Investor wealth at the Nairobi Securities Exchange (NSE) has halved since the bourse hit its all-time high valuation of Sh2.9 trillion exactly two years ago, paying the price of foreign investor flight from the market.

The stock market achieved its highest-ever valuation of Sh2.94 trillion on August 24, 2021, carried along by a rally in the share price of Safaricom to an all-time high of Sh44.95.

This has since dropped to Sh15.95 a piece, dragging down the market with it.

Since touching this high, the market has slid into paper losses worth Sh1.38 trillion to leave investors worth Sh1.56 trillion, actualising the concentration risk of a handful of stocks that drive the NSE.

The drop is set to discourage new investors in the capital markets, who are needed to turn around its fortunes.

Institutional investors such as pension funds and insurers that have significant exposure to equities have taken a big hit on their investment returns.

High net-worth individuals, who include founders of listed companies, have also booked losses running into billions.

“The major reason for the performance is the net exits by foreign investors, who have been drawn to the higher interest rates on offer in the developed markets. As such, they have realised the opportunity cost of investing in developing and emerging markets is rising by the day,” said Ronnie Chokaa, an analyst at Genghis Capital, a city-based investment bank.

“This (slide) also highlights the risk of a concentrated market. It gives the whole market a negative characterisation based on the issues or performance of one stock or just a few counters, which obscure the fact that there may be others in there that are doing well.”

Given that daily trading at the NSE is largely dominated by foreign investors, the market concentration has left the market with huge exposure to external factors such as the global capital flight to the West.

Two years ago, the top five companies at the NSE by valuation— Safaricom, Equity Group, EABL, KCB and Co-operative Bank— accounted for 80 percent of the market’s total.

This has since fallen to 67.8 percent due to the price fall on these shares on the back of the net sales worth Sh50.3 billion made by foreign investors at the NSE in the period.

Safaricom, which is the NSE’s largest listed firm by both market capitalisation and the number of issued shares (40.06 billion), has seen its valuation drop by Sh1.17 trillion over the two years to stand at Sh631 billion currently—effectively accounting for 85 percent of the overall paper losses suffered in the period.

Bank stocks have at the same time contributed market cap losses worth Sh129 billion, led by KCB (Sh73.9 billion), Equity Group (Sh51.1 billion) and Co-operative Bank at Sh14.3 billion.

Others with significant cap losses are EABL (Sh34.4 billion), KenGen (Sh16 billion) and Jubilee Holdings (Sh13.7 billion).

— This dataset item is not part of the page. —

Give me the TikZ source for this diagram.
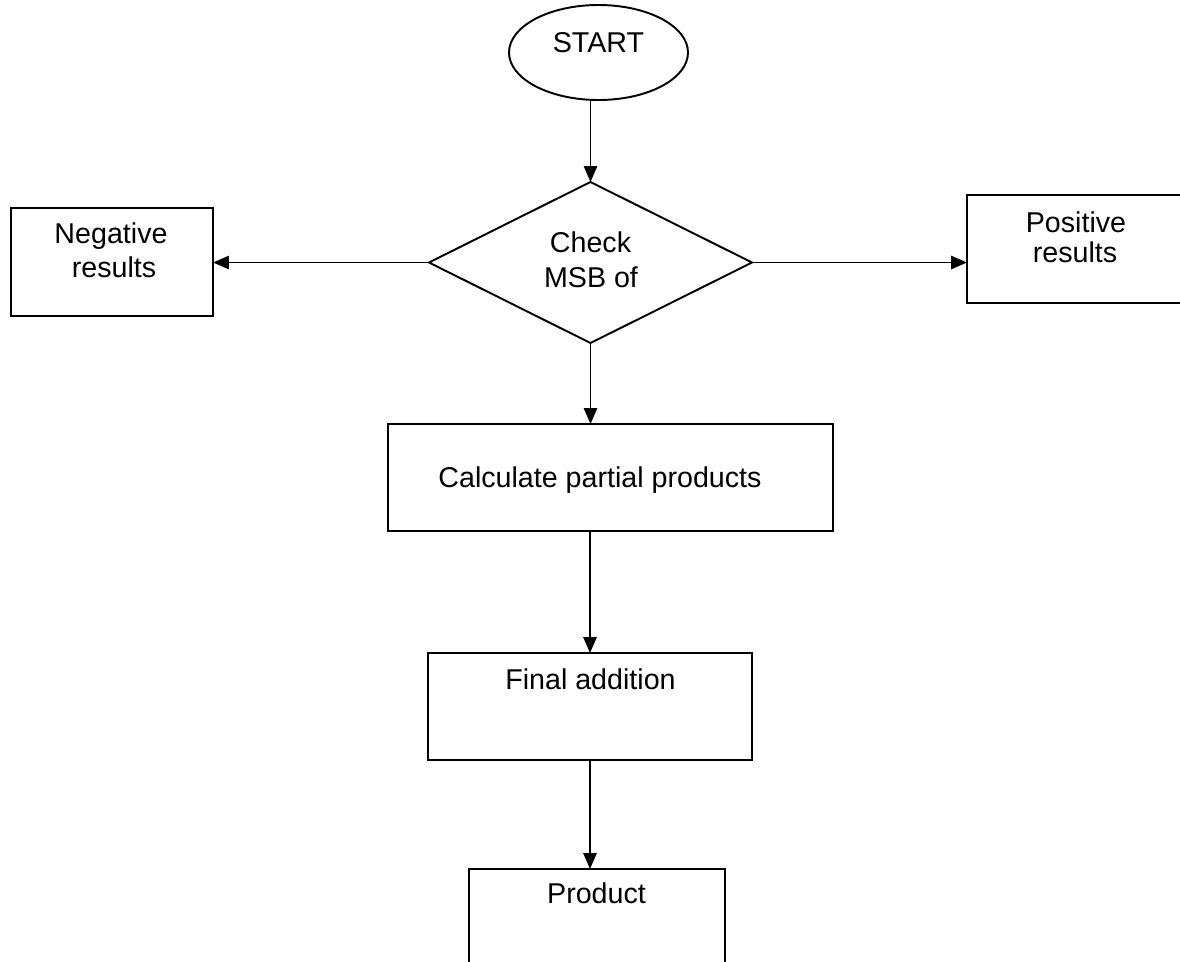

This is despite these companies being the most profitable among listed firms and the most consistent and generous in dividend payments.

Other sectors such as investments, energy, construction, commercial and services have also seen their valuations drop in the period, squeezing the opportunities for investors to make money in the market and thus discouraging demand.

Agriculture stocks have defied the negativity in the market, recording a collective gain of Sh4 billion.

The lower share prices have, however, raised the dividend yields of these companies, making them attractive for entry for new investors seeking regular returns and potential capital gains in future.

The portfolio outflows that have underpinned the decline of the stock market are unlikely to abate in the short term, however, given recent rate hikes in the UK, the EU and the US, on account of lingering concerns about inflation in these economies.

All three raised their base rates by 0.25 percentage points towards the end of July, signalling a continuation of the higher returns on their respective financial assets.

At the same time, the continued weakening of the shilling against hard currencies has cut the incentive for portfolio investments into the country, due to the potential of exchange losses for foreigners when they are exiting their investments down the road.

Concerns about the availability of dollars on account of an inefficient interbank market have also weighed on foreign investors.